>> Begin

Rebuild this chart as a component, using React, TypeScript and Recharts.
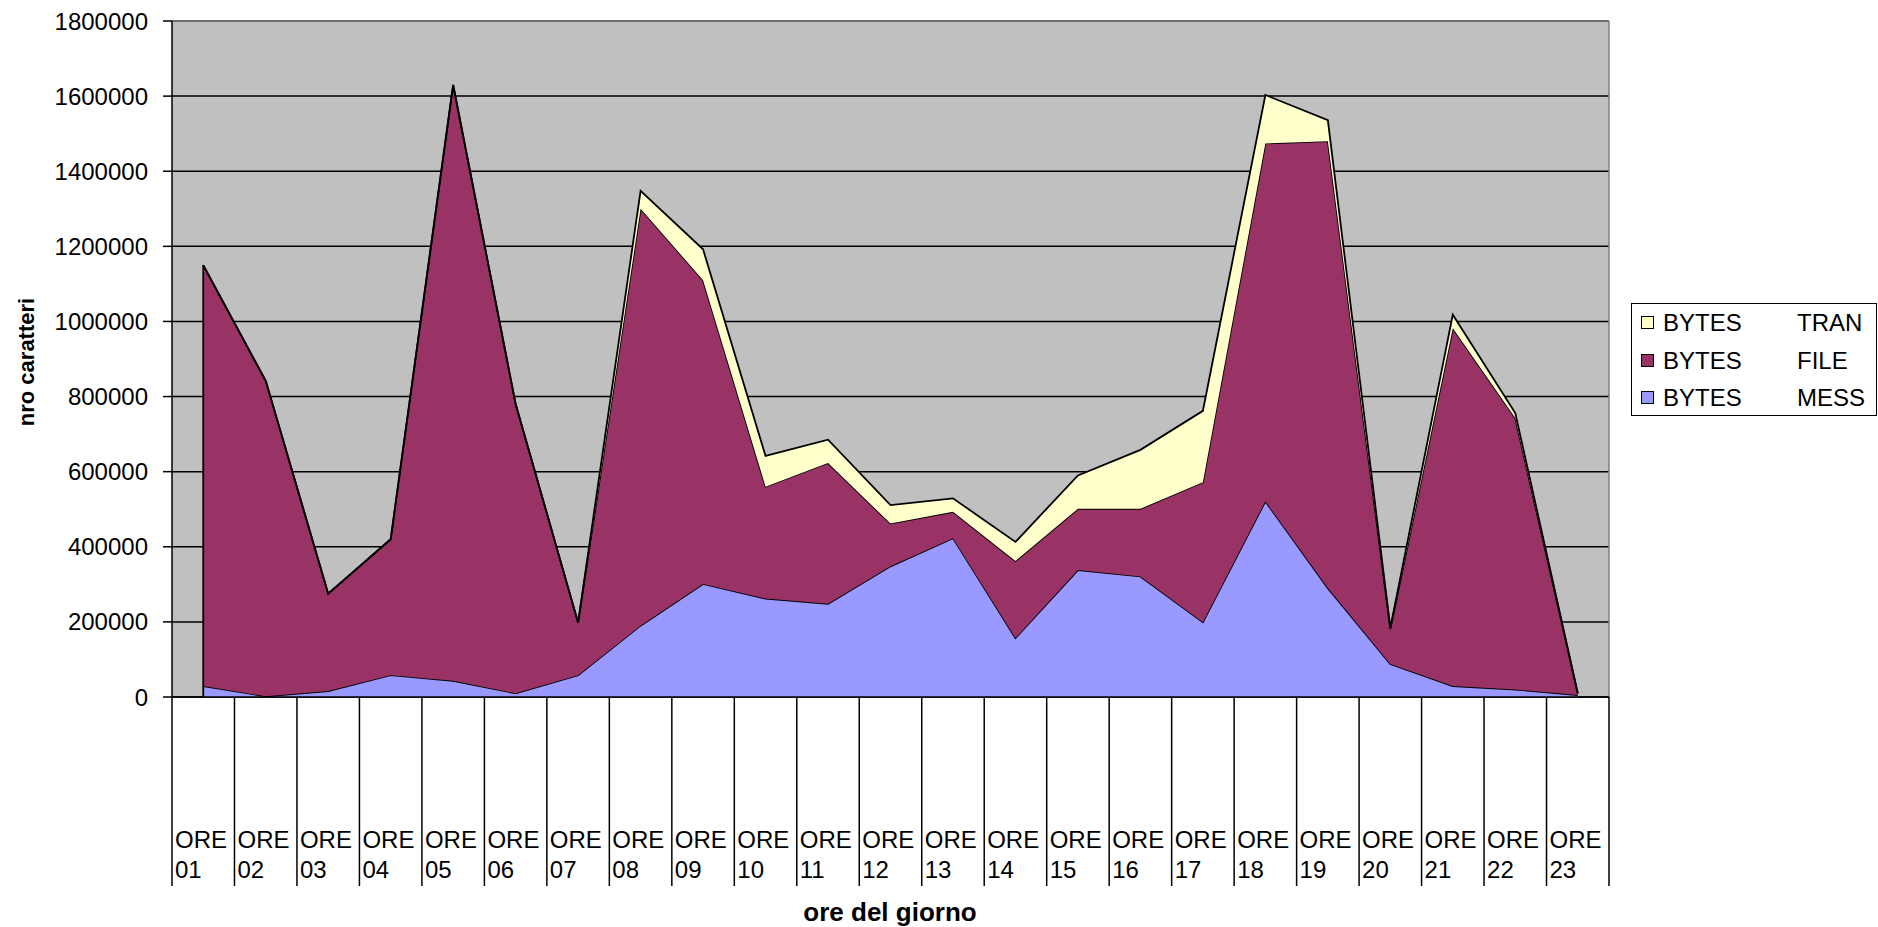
import React from 'react';
import { AreaChart, Area, XAxis, YAxis, CartesianGrid, ReferenceLine } from 'recharts';

const categories = [
  'ORE 01', 'ORE 02', 'ORE 03', 'ORE 04', 'ORE 05', 'ORE 06', 'ORE 07', 'ORE 08',
  'ORE 09', 'ORE 10', 'ORE 11', 'ORE 12', 'ORE 13', 'ORE 14', 'ORE 15', 'ORE 16',
  'ORE 17', 'ORE 18', 'ORE 19', 'ORE 20', 'ORE 21', 'ORE 22', 'ORE 23',
];

const bytesMess = [
  29000, 2000, 16000, 58000, 43000, 10000, 58000, 190000,
  301000, 262000, 248000, 348000, 423000, 157000, 338000, 321000,
  199000, 521000, 290000, 88000, 29000, 20000, 5000,
];

const bytesFile = [
  1121000, 840000, 259000, 362000, 1587000, 770000, 140000, 1110000,
  809000, 298000, 375000, 114000, 70000, 205000, 163000, 180000,
  373000, 953000, 1190000, 93000, 953000, 723000, 4000,
];

const bytesTran = [
  0, 0, 0, 0, 0, 0, 0, 48000,
  82000, 82000, 62000, 49000, 36000, 51000, 89000, 157000,
  190000, 129000, 56000, 3000, 36000, 13000, 1000,
];

const yTicks = [0, 200000, 400000, 600000, 800000, 1000000, 1200000, 1400000, 1600000, 1800000];

const legendItems = [
  { key: 'tran', first: 'BYTES', second: 'TRAN', color: '#FFFFCC' },
  { key: 'file', first: 'BYTES', second: 'FILE', color: '#993366' },
  { key: 'mess', first: 'BYTES', second: 'MESS', color: '#9999FF' },
];

const FONT = '"Liberation Sans", Arial, sans-serif';

const data = categories.map((c, i) => ({
  x: i + 1,
  name: c,
  mess: bytesMess[i],
  file: bytesFile[i],
  tran: bytesTran[i],
}));

const boundaries = categories.map((_, i) => i + 0.5).concat([categories.length + 0.5]);

const XTick = (props: any) => {
  const { x, y, payload } = props;
  const idx = Math.round(payload.value - 0.5);
  const cat = categories[idx];
  const parts = cat ? cat.split(' ') : [];
  return (
    <g>
      <line x1={x} y1={y} x2={x} y2={y + 189} stroke="#000" strokeWidth={1.5} />
      {cat && (
        <text fontSize={24} fill="#000" fontFamily={FONT} textAnchor="start">
          <tspan x={x + 3} y={y + 151}>{parts[0]}</tspan>
          <tspan x={x + 3} y={y + 181}>{parts[1]}</tspan>
        </text>
      )}
    </g>
  );
};

export default function App() {
  const colors: Record<string, string> = { tran: '#FFFFCC', file: '#993366', mess: '#9999FF' };
  return (
    <div style={{ position: 'absolute', left: 0, top: 0, width: 1878, height: 927, background: '#fff', fontFamily: FONT }}>
      <AreaChart
        width={1878}
        height={927}
        data={data}
        margin={{ top: 21, right: 269, left: 0, bottom: 0 }}
      >
        <CartesianGrid
          vertical={false}
          stroke="#000"
          strokeWidth={1.5}
          fill="#C0C0C0"
          fillOpacity={1}
        />
        <XAxis
          dataKey="x"
          type="number"
          domain={[0.5, categories.length + 0.5]}
          ticks={boundaries}
          interval={0}
          tickSize={0}
          tickMargin={0}
          tickLine={false}
          axisLine={{ stroke: '#000', strokeWidth: 1.5 }}
          height={230}
          tick={<XTick />}
        />
        <YAxis
          type="number"
          domain={[0, 1800000]}
          ticks={yTicks}
          interval={0}
          width={172}
          tickSize={9}
          tickMargin={15}
          axisLine={{ stroke: '#000', strokeWidth: 1.5 }}
          tickLine={{ stroke: '#000', strokeWidth: 1.5 }}
          tick={{ fontSize: 24, fill: '#000', fontFamily: FONT }}
        />
        <Area
          type="linear"
          dataKey="mess"
          stackId="1"
          stroke="#000"
          strokeWidth={1.8}
          fill={colors.mess}
          fillOpacity={1}
          isAnimationActive={false}
        />
        <Area
          type="linear"
          dataKey="file"
          stackId="1"
          stroke="#000"
          strokeWidth={1.8}
          fill={colors.file}
          fillOpacity={1}
          isAnimationActive={false}
        />
        <Area
          type="linear"
          dataKey="tran"
          stackId="1"
          stroke="#000"
          strokeWidth={1.8}
          fill={colors.tran}
          fillOpacity={1}
          isAnimationActive={false}
        />
        <ReferenceLine
          segment={[
            { x: 1, y: 0 },
            { x: 1, y: bytesMess[0] + bytesFile[0] + bytesTran[0] },
          ]}
          stroke="#000"
          strokeWidth={1.8}
        />
        <ReferenceLine y={1800000} stroke="#808080" strokeWidth={1.5} />
        <ReferenceLine x={categories.length + 0.5} stroke="#808080" strokeWidth={1.5} />
      </AreaChart>

      <div
        style={{
          position: 'absolute',
          left: 27,
          top: 362,
          transform: 'translate(-50%, -50%) rotate(-90deg)',
          fontWeight: 'bold',
          fontSize: 22,
          whiteSpace: 'nowrap',
          color: '#000',
        }}
      >
        nro caratteri
      </div>
      <div
        style={{
          position: 'absolute',
          left: 890,
          top: 912,
          transform: 'translate(-50%, -50%)',
          fontWeight: 'bold',
          fontSize: 26,
          whiteSpace: 'nowrap',
          color: '#000',
        }}
      >
        ore del giorno
      </div>

      <div
        style={{
          position: 'absolute',
          left: 1631,
          top: 303,
          width: 246,
          height: 113,
          boxSizing: 'border-box',
          border: '1.5px solid #000',
          background: '#fff',
        }}
      >
        {legendItems.map((it, i) => (
          <div key={it.key} style={{ position: 'absolute', left: 0, top: 19 + i * 37.5, width: '100%', height: 0 }}>
            <div
              style={{
                position: 'absolute',
                left: 9,
                top: -7,
                width: 13,
                height: 13,
                boxSizing: 'border-box',
                border: '1px solid #000',
                background: it.color,
              }}
            />
            <div style={{ position: 'absolute', left: 31, top: -14, fontSize: 24, lineHeight: '28px', whiteSpace: 'nowrap', color: '#000' }}>
              {it.first}
            </div>
            <div style={{ position: 'absolute', left: 165, top: -14, fontSize: 24, lineHeight: '28px', whiteSpace: 'nowrap', color: '#000' }}>
              {it.second}
            </div>
          </div>
        ))}
      </div>
    </div>
  );
}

>> End

GIVEN EXERCISE. Leave the pictures out and please restate exactly the lines running from the start of the material through the one with "YAxis, CartesianGrid, ReferenceLine".

WRITTEN SOLUTION.
Rebuild this chart as a component, using React, TypeScript and Recharts.
import React from 'react';
import { AreaChart, Area, XAxis, YAxis, CartesianGrid, ReferenceLine } from 'recharts';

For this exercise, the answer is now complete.